David Gracie states, " a representational painting cannot realize an image in an instant like a photograph, but a painter can try to paint each brushstroke as close to the present as possible". This process creates thousands of framed moments in time superimposed on top of and beside each other. The painting then becomes a compression of these moments into one framed picture. Gracie understands the imperfect and subjective quality of these moments, and uses them to understand the individual or subject he is painting. The result is very clearly human. There is only the act of trying. In his pursuit of humanity, applying a subjective and imperfect medium makes sense.
There is a dramatic pressure between the life of the image and the process that ties it down. Gracie's paintings are the keystones of these opposing pressures. The results are spastic, tight, cold and in effect human.

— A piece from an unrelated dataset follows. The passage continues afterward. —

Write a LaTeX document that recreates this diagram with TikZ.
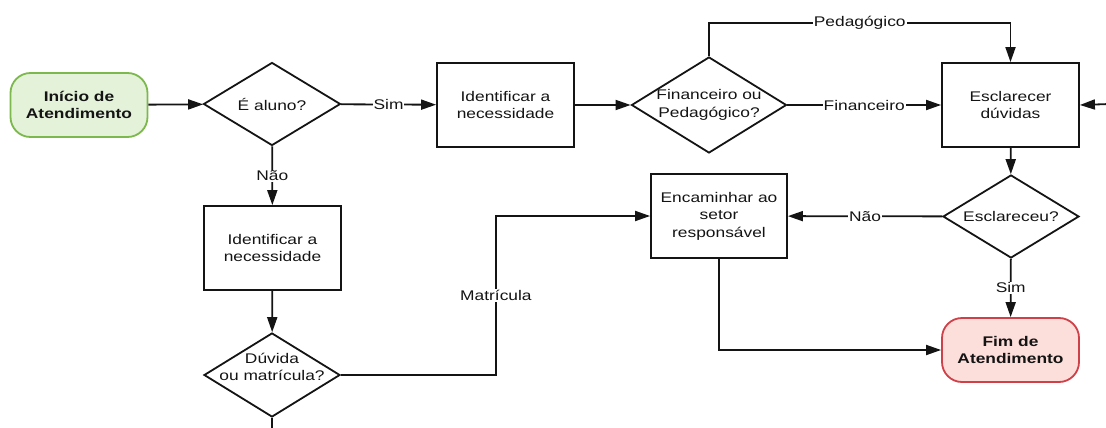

Gracie wants his painting to move forward by stripping down realism. The relationship between the painter and subject is the meaning. The devotion of the painter toward the subject is the simple justification of the work. This new devotional painting exists within the frame. Viewers cannot peel the meaning off the work. The image and the meaning are inseparable. The act of trying is the final result. Devotional painting is the process of taking back the general to the humanly individual. Dealing with humanity is another matter.
Good painting diffuses meaning like crystal bends light. The meaning is, but, undefined. It is about beholding. Most specifically, it is about looking. My paintings are made to work in the still and quiet way paintings are.
My work exists between the subject/object dichotomy. I want the work to be autonomous, but I know the impossibility of this happening completely. I want to make work that stakes a claim to the middle ground. I do not want the work to exist between the painted image and the source it was culled from or the object-ness of the painting and the beholder. It is between me and the image. The tension between trying to work objectively-- and the medium's resisting-- produces a dramatic action.
My new work is cold, clear and silent. The work vibrates uncomfortably; there is a spastic tightness. The figures are over-described and embedded into the surface of the painting. This results in a detached image that pushes against the picture plane. There is a dramatic tension between the life of the image and my process that ties it down. The painting has turned into a keystone between these opposing pressures. Having wedged the painting between me and its source, the result is a buried image struggling to break free.